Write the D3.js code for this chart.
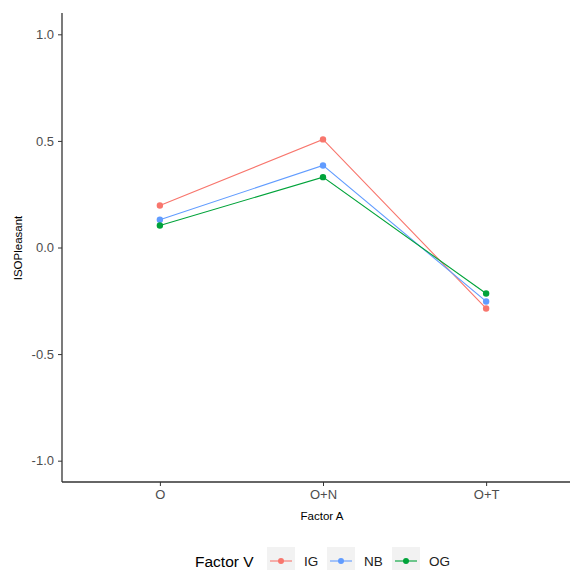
<!DOCTYPE html>
<html>
<head>
<meta charset="utf-8">
<script src="https://cdn.jsdelivr.net/npm/d3@7"></script>
<style>
  body { margin: 0; background: #fff; }
  text { font-family: "Liberation Sans", Arial, sans-serif; }
</style>
</head>
<body>
<script>
// data
var factorA = ["O", "O+N", "O+T"];
var groups = ["IG", "NB", "OG"];
var colors = ["#F8766D", "#619CFF", "#00A33A"];
var valuesIG = [0.197, 0.507, -0.286];
var valuesNB = [0.130, 0.385, -0.253];
var valuesOG = [0.103, 0.330, -0.216];
var yTicks = [-1.0, -0.5, 0.0, 0.5, 1.0];

var series = [valuesIG, valuesNB, valuesOG];

var svg = d3.select("body").append("svg")
    .attr("width", 570)
    .attr("height", 570);

var plotLeft = 62, plotRight = 584, plotTop = 13, plotBottom = 482;

// scales
var x = d3.scalePoint().domain(factorA).range([plotLeft, plotRight]).padding(0.6);
var y = d3.scaleLinear().domain([-1.1, 1.1]).range([plotBottom, plotTop]);
var color = d3.scaleOrdinal().domain(groups).range(colors);

// lines + points
var line = d3.line()
    .x(function (d, i) { return x(factorA[i]); })
    .y(function (d) { return y(d); });

series.forEach(function (vals, k) {
  svg.append("path")
     .datum(vals)
     .attr("d", line)
     .attr("fill", "none")
     .attr("stroke", color(groups[k]))
     .attr("stroke-width", 1.1);
});
series.forEach(function (vals, k) {
  svg.selectAll(".pt" + k).data(vals).enter().append("circle")
     .attr("cx", function (d, i) { return x(factorA[i]); })
     .attr("cy", function (d) { return y(d); })
     .attr("r", 3.2)
     .style("fill", color(groups[k]));
});

// axes (ggplot style: plain hyphen minus)
var fmt = function (d) { return d3.format(".1f")(d).replace("\u2212", "-"); };

var yAxis = svg.append("g")
    .attr("transform", "translate(" + plotLeft + ",0)")
    .call(d3.axisLeft(y).tickValues(yTicks).tickFormat(fmt).tickSize(4).tickPadding(4));
yAxis.select(".domain").remove();
yAxis.selectAll(".tick line").attr("stroke", "#333");
yAxis.selectAll(".tick text").attr("fill", "#4d4d4d").style("font-size", "13px");

var xAxis = svg.append("g")
    .attr("transform", "translate(0," + plotBottom + ")")
    .call(d3.axisBottom(x).tickSize(4).tickPadding(4));
xAxis.select(".domain").remove();
xAxis.selectAll(".tick line").attr("stroke", "#333");
xAxis.selectAll(".tick text").attr("fill", "#4d4d4d").style("font-size", "13px");

// axis lines
svg.append("line")
   .attr("x1", plotLeft).attr("x2", plotLeft)
   .attr("y1", plotTop).attr("y2", plotBottom)
   .attr("stroke", "#333").attr("stroke-width", 1.3);
svg.append("line")
   .attr("x1", plotLeft).attr("x2", 570)
   .attr("y1", plotBottom).attr("y2", plotBottom)
   .attr("stroke", "#333").attr("stroke-width", 1.3);

// axis titles
svg.append("text")
   .attr("x", 322).attr("y", 520)
   .attr("text-anchor", "middle")
   .style("font-size", "11.5px")
   .text("Factor A");

svg.append("text")
   .attr("transform", "translate(22,248) rotate(-90)")
   .attr("text-anchor", "middle")
   .style("font-size", "11.5px")
   .text("ISOPleasant");

// legend
svg.append("text")
   .attr("x", 195).attr("y", 567)
   .style("font-size", "15.5px")
   .text("Factor V");

var keyX = [267, 327, 392];
var legend = svg.selectAll(".key").data(groups).enter().append("g")
    .attr("transform", function (d, i) { return "translate(" + keyX[i] + ",547)"; });
legend.append("rect")
      .attr("width", 28).attr("height", 28)
      .attr("fill", "#f2f2f2");
legend.append("line")
      .attr("x1", 3).attr("x2", 25).attr("y1", 14).attr("y2", 14)
      .attr("stroke", function (d) { return color(d); })
      .attr("stroke-width", 1.1);
legend.append("circle")
      .attr("cx", 14).attr("cy", 14).attr("r", 3)
      .style("fill", function (d) { return color(d); });
legend.append("text")
      .attr("x", 37).attr("y", 19)
      .style("font-size", "13.5px")
      .attr("fill", "#222")
      .text(function (d) { return d; });
</script>
</body>
</html>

§ Stated task: In the copy, include no pictures; restate the listing above exactly.

§ Written solution:
Write the D3.js code for this chart.
<!DOCTYPE html>
<html>
<head>
<meta charset="utf-8">
<script src="https://cdn.jsdelivr.net/npm/d3@7"></script>
<style>
  body { margin: 0; background: #fff; }
  text { font-family: "Liberation Sans", Arial, sans-serif; }
</style>
</head>
<body>
<script>
// data
var factorA = ["O", "O+N", "O+T"];
var groups = ["IG", "NB", "OG"];
var colors = ["#F8766D", "#619CFF", "#00A33A"];
var valuesIG = [0.197, 0.507, -0.286];
var valuesNB = [0.130, 0.385, -0.253];
var valuesOG = [0.103, 0.330, -0.216];
var yTicks = [-1.0, -0.5, 0.0, 0.5, 1.0];

var series = [valuesIG, valuesNB, valuesOG];

var svg = d3.select("body").append("svg")
    .attr("width", 570)
    .attr("height", 570);

var plotLeft = 62, plotRight = 584, plotTop = 13, plotBottom = 482;

// scales
var x = d3.scalePoint().domain(factorA).range([plotLeft, plotRight]).padding(0.6);
var y = d3.scaleLinear().domain([-1.1, 1.1]).range([plotBottom, plotTop]);
var color = d3.scaleOrdinal().domain(groups).range(colors);

// lines + points
var line = d3.line()
    .x(function (d, i) { return x(factorA[i]); })
    .y(function (d) { return y(d); });

series.forEach(function (vals, k) {
  svg.append("path")
     .datum(vals)
     .attr("d", line)
     .attr("fill", "none")
     .attr("stroke", color(groups[k]))
     .attr("stroke-width", 1.1);
});
series.forEach(function (vals, k) {
  svg.selectAll(".pt" + k).data(vals).enter().append("circle")
     .attr("cx", function (d, i) { return x(factorA[i]); })
     .attr("cy", function (d) { return y(d); })
     .attr("r", 3.2)
     .style("fill", color(groups[k]));
});

// axes (ggplot style: plain hyphen minus)
var fmt = function (d) { return d3.format(".1f")(d).replace("\u2212", "-"); };

var yAxis = svg.append("g")
    .attr("transform", "translate(" + plotLeft + ",0)")
    .call(d3.axisLeft(y).tickValues(yTicks).tickFormat(fmt).tickSize(4).tickPadding(4));
yAxis.select(".domain").remove();
yAxis.selectAll(".tick line").attr("stroke", "#333");
yAxis.selectAll(".tick text").attr("fill", "#4d4d4d").style("font-size", "13px");

var xAxis = svg.append("g")
    .attr("transform", "translate(0," + plotBottom + ")")
    .call(d3.axisBottom(x).tickSize(4).tickPadding(4));
xAxis.select(".domain").remove();
xAxis.selectAll(".tick line").attr("stroke", "#333");
xAxis.selectAll(".tick text").attr("fill", "#4d4d4d").style("font-size", "13px");

// axis lines
svg.append("line")
   .attr("x1", plotLeft).attr("x2", plotLeft)
   .attr("y1", plotTop).attr("y2", plotBottom)
   .attr("stroke", "#333").attr("stroke-width", 1.3);
svg.append("line")
   .attr("x1", plotLeft).attr("x2", 570)
   .attr("y1", plotBottom).attr("y2", plotBottom)
   .attr("stroke", "#333").attr("stroke-width", 1.3);

// axis titles
svg.append("text")
   .attr("x", 322).attr("y", 520)
   .attr("text-anchor", "middle")
   .style("font-size", "11.5px")
   .text("Factor A");

svg.append("text")
   .attr("transform", "translate(22,248) rotate(-90)")
   .attr("text-anchor", "middle")
   .style("font-size", "11.5px")
   .text("ISOPleasant");

// legend
svg.append("text")
   .attr("x", 195).attr("y", 567)
   .style("font-size", "15.5px")
   .text("Factor V");

var keyX = [267, 327, 392];
var legend = svg.selectAll(".key").data(groups).enter().append("g")
    .attr("transform", function (d, i) { return "translate(" + keyX[i] + ",547)"; });
legend.append("rect")
      .attr("width", 28).attr("height", 28)
      .attr("fill", "#f2f2f2");
legend.append("line")
      .attr("x1", 3).attr("x2", 25).attr("y1", 14).attr("y2", 14)
      .attr("stroke", function (d) { return color(d); })
      .attr("stroke-width", 1.1);
legend.append("circle")
      .attr("cx", 14).attr("cy", 14).attr("r", 3)
      .style("fill", function (d) { return color(d); });
legend.append("text")
      .attr("x", 37).attr("y", 19)
      .style("font-size", "13.5px")
      .attr("fill", "#222")
      .text(function (d) { return d; });
</script>
</body>
</html>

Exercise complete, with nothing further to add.